● **WHAT THE EXERCISE ASKS**: Each line that includes the string "image" counts once; give the total and nothing else.

● **DATASET EXCERPT**:
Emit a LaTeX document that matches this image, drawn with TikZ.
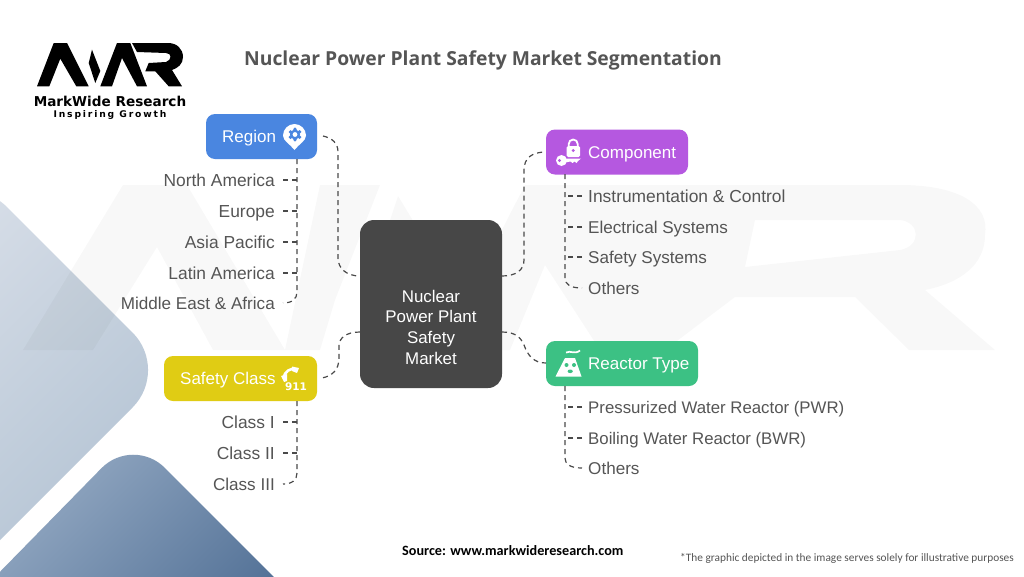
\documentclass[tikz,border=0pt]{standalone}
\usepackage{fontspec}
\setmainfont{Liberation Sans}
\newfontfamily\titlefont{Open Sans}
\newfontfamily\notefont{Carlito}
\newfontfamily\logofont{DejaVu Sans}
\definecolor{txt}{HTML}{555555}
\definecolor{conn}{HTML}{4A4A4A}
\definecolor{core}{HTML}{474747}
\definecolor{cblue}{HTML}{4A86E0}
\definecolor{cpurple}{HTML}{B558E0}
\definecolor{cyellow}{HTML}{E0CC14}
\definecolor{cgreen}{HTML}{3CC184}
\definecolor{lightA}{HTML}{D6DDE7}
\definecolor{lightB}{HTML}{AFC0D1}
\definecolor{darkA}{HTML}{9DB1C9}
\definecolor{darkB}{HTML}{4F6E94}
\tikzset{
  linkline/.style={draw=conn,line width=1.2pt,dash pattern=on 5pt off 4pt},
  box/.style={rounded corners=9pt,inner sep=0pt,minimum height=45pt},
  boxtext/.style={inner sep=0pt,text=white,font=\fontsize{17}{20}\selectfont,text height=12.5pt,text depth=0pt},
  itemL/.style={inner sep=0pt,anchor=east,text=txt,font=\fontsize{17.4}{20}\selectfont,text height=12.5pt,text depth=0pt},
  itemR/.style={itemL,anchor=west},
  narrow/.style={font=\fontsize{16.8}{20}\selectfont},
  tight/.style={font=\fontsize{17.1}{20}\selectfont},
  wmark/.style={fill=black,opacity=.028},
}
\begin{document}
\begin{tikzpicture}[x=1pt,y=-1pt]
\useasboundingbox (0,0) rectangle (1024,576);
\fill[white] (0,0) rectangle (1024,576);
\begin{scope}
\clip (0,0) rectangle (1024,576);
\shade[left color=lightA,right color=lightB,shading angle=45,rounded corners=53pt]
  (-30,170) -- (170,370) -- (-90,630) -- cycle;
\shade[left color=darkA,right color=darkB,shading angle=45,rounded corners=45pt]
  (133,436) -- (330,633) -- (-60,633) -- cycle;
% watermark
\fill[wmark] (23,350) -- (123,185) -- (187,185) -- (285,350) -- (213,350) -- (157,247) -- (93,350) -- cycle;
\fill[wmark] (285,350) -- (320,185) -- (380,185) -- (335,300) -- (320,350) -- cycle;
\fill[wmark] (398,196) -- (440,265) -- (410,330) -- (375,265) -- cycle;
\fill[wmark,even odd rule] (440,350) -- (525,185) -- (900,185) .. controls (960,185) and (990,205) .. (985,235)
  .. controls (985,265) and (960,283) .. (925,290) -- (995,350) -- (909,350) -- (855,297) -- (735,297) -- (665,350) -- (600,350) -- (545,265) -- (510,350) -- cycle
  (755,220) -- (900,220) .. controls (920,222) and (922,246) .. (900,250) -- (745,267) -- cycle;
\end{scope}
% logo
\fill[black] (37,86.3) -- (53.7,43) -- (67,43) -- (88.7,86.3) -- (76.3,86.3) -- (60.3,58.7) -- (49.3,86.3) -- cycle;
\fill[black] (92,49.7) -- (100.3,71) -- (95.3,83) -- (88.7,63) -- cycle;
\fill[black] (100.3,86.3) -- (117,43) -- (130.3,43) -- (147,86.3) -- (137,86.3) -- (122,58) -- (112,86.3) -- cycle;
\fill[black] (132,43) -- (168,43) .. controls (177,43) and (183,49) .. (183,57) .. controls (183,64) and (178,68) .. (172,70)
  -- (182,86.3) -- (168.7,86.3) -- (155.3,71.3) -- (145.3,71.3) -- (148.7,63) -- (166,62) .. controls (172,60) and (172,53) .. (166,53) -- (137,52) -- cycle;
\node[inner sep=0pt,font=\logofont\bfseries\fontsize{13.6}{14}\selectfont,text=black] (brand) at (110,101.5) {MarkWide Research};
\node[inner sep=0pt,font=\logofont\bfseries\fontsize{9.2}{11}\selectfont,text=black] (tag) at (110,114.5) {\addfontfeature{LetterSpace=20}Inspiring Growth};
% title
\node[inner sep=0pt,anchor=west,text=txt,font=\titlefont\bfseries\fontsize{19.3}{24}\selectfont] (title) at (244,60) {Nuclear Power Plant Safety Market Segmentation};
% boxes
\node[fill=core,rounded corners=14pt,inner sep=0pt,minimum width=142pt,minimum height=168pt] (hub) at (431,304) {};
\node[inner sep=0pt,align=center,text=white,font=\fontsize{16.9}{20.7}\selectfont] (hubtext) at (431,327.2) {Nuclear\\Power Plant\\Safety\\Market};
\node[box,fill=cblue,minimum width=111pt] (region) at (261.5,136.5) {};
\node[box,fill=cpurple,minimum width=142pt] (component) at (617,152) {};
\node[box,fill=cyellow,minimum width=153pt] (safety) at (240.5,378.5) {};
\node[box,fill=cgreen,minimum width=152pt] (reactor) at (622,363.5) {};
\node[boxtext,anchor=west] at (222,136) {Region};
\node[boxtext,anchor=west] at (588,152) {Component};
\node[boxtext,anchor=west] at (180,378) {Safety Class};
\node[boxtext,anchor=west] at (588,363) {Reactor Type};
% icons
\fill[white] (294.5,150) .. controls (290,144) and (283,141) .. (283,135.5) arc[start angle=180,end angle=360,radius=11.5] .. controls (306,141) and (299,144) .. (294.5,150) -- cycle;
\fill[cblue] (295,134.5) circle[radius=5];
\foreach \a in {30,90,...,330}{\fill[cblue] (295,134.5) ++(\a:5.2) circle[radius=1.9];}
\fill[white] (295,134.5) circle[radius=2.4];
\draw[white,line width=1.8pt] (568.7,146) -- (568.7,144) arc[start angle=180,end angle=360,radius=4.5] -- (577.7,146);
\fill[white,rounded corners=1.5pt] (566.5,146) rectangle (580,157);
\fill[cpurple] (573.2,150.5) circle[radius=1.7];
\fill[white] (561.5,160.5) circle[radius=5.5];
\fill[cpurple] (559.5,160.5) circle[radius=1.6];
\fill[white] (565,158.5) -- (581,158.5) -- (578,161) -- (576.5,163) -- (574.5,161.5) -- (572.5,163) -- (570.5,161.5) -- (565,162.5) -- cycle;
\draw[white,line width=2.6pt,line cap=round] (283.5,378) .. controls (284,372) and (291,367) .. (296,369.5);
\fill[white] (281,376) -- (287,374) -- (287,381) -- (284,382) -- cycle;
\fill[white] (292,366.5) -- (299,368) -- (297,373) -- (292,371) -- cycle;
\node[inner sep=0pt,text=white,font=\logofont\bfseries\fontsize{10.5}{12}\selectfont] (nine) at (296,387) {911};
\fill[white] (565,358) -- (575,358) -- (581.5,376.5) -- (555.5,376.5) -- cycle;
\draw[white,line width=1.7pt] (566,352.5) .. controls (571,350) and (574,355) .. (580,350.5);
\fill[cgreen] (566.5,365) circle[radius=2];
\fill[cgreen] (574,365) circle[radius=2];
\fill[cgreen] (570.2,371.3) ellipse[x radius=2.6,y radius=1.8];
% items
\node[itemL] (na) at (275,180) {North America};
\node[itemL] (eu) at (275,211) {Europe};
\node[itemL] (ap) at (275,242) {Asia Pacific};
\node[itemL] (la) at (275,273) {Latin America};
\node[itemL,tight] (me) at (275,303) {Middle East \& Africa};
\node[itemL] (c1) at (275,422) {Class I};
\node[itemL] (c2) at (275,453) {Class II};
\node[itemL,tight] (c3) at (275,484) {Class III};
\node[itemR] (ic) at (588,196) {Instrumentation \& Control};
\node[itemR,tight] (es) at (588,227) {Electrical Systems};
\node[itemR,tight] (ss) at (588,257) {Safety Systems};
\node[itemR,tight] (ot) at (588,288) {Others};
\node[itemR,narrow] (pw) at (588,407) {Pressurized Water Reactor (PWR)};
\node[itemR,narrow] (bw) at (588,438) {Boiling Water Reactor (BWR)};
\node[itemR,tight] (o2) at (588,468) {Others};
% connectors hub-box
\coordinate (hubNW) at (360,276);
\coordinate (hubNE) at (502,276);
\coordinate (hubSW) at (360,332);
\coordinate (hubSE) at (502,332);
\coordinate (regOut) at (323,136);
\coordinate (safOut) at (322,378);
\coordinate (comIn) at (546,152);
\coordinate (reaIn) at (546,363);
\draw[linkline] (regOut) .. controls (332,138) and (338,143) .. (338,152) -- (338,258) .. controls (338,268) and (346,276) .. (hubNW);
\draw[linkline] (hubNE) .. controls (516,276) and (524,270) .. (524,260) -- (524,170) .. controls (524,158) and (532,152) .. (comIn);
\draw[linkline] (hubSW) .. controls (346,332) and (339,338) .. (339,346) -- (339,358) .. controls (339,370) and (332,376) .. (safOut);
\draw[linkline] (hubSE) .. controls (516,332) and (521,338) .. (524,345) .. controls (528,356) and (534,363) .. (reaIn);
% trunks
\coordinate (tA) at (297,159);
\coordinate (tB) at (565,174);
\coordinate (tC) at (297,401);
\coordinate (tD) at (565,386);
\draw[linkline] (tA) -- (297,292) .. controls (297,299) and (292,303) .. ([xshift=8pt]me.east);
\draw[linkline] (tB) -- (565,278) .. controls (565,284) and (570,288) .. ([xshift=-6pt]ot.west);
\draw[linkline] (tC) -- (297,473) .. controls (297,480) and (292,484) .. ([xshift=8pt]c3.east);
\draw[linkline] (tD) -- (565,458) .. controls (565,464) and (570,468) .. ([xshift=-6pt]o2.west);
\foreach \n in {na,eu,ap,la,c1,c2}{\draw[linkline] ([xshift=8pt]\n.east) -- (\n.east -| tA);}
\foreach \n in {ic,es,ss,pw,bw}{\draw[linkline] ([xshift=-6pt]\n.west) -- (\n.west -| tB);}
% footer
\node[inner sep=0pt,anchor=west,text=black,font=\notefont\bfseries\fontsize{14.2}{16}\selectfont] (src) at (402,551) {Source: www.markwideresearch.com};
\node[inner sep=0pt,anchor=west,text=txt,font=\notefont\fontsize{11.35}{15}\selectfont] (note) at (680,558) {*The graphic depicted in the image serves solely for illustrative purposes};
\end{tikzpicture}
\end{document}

● **RESPONSE TO THIS TASK**: 2